Walcyr Carrasco ainda mantém características no seu texto
que incomodam: às vezes são explicativos demais ou às vezes o recurso de “falar
o pensamento” não se faz mais necessário, quando Bruno encontra a criança
abandonada por Félix no lixo e exclana: “Deus me deu uma nova chance!”, forçando
a barra. Mas a direção de Wolf Maya é competente, dinâmica: as passagens de
tempo foram implícitas pelas cenas (quando mostrou Paloma grávida, ora experimentando
roupas, ora fazendo ultrassom), a fotografia e a trilha são um grande acerto e
a trama é verossímil numa história que não tem essa pretensão Ao contrário de
“Salve Jorge” que pedia uma trama realista (morro do Alemão e tráfico de
pessoas), mas totalmente mal concebida.
“Amor à Vida” estreou com 35 pontos (não consolidados) e
repete a estreia de “Salve Jorge”, mas ainda inferior a “Avenida Brasil” (37) e
“Fina Estampa” (41). O nome pode remeter a qualquer novela tosca do Manoel Carlos.

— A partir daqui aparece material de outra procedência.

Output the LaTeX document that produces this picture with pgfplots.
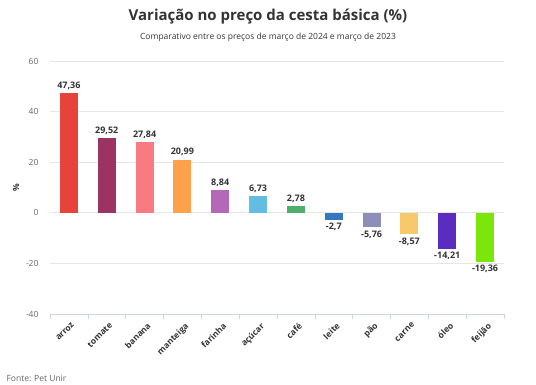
\documentclass[border=0pt]{standalone}
\usepackage{pgfplots}
\pgfplotsset{compat=1.18}
\usepackage{fontspec}
\setmainfont{Open Sans}
\definecolor{c1}{HTML}{E8433B}
\definecolor{c2}{HTML}{9B3462}
\definecolor{c3}{HTML}{F77B80}
\definecolor{c4}{HTML}{FFA14A}
\definecolor{c5}{HTML}{B469B8}
\definecolor{c6}{HTML}{63BDE0}
\definecolor{c7}{HTML}{4FAE6A}
\definecolor{c8}{HTML}{3478C0}
\definecolor{c9}{HTML}{8E8FB8}
\definecolor{c10}{HTML}{F8C96A}
\definecolor{c11}{HTML}{5B2CC0}
\definecolor{c12}{HTML}{7AE60A}
\definecolor{txt}{HTML}{333333}
\definecolor{grd}{HTML}{E6E6E6}
\definecolor{axl}{HTML}{CCD6EB}
\begin{document}
\begin{tikzpicture}[x=1pt,y=1pt]
\path (-50,-71) rectangle (486,314);
\node[font=\bfseries\fontsize{15}{16}\selectfont, text=txt] at (218,297) {Variação no preço da cesta básica (\%)};
\node[font=\fontsize{8.5}{9}\selectfont, text=txt] at (218,277) {Comparativo entre os preços de março de 2024 e março de 2023};
\node[font=\fontsize{8.5}{9}\selectfont, text=gray!80!black, anchor=west] at (-47,-64) {Fonte: Pet Unir};
\begin{axis}[
  at={(0,0)}, anchor=south west,
  scale only axis, width=454pt, height=253pt,
  ybar, bar width=18pt, bar shift=0pt,
  xmin=-0.5, xmax=11.5, ymin=-40, ymax=60,
  ytick={-40,-20,0,20,40,60},
  ymajorgrids, grid style={grd, line width=0.6pt},
  axis y line*=left,
  y axis line style={draw=none},
  major y tick style={draw=none},
  axis x line*=bottom,
  x axis line style={axl, line width=0.6pt, -},
  xtick={0,...,11},
  xticklabels={arroz,tomate,banana,manteiga,farinha,açúcar,café,leite,pão,carne,óleo,feijão},
  major x tick style={draw=none},
  minor xtick={-0.5,0.5,...,11.5},
  minor x tick style={axl, line width=0.6pt},
  minor tick length=5pt,
  x tick label style={rotate=45, anchor=north east, font=\bfseries\fontsize{8.5}{9}\selectfont, text=txt, inner sep=1pt, yshift=-3pt},
  y tick label style={font=\fontsize{8.5}{9}\selectfont, text=gray!80!black, xshift=-8pt},
  ylabel={\%}, ylabel style={font=\bfseries\fontsize{8.5}{9}\selectfont, text=txt},
  /pgf/number format/assume math mode=true,
  nodes near coords,
  nodes near coords style={font=\bfseries\fontsize{9}{10}\selectfont, text=txt, /pgf/number format/.cd, fixed, precision=2, use comma, assume math mode=true},
  clip=false,
]
\addplot[fill=c1, draw=none] coordinates {(0,47.36)};
\addplot[fill=c2, draw=none] coordinates {(1,29.52)};
\addplot[fill=c3, draw=none] coordinates {(2,27.84)};
\addplot[fill=c4, draw=none] coordinates {(3,20.99)};
\addplot[fill=c5, draw=none] coordinates {(4,8.84)};
\addplot[fill=c6, draw=none] coordinates {(5,6.73)};
\addplot[fill=c7, draw=none] coordinates {(6,2.78)};
\addplot[fill=c8, draw=none] coordinates {(7,-2.7)};
\addplot[fill=c9, draw=none] coordinates {(8,-5.76)};
\addplot[fill=c10, draw=none] coordinates {(9,-8.57)};
\addplot[fill=c11, draw=none] coordinates {(10,-14.21)};
\addplot[fill=c12, draw=none] coordinates {(11,-19.36)};
\end{axis}
\end{tikzpicture}
\end{document}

Mas Carrasco coloca todo o arsenal que consagrou suas novelas (só às 6, pois as
das 7 foram bem fracas) e aliada à direção de Wolf Maya, “Amor à Vida” tem tudo
para agradar. Menos a abertura, que apesar de contar com o desenhista americano
Ryan Woodward (de “Os Vingadores”), é toscamente interpretada por Daniel, mesmo
que tenha tudo a ver com o título (De amar, e amar e amar... Vida, vida, vida).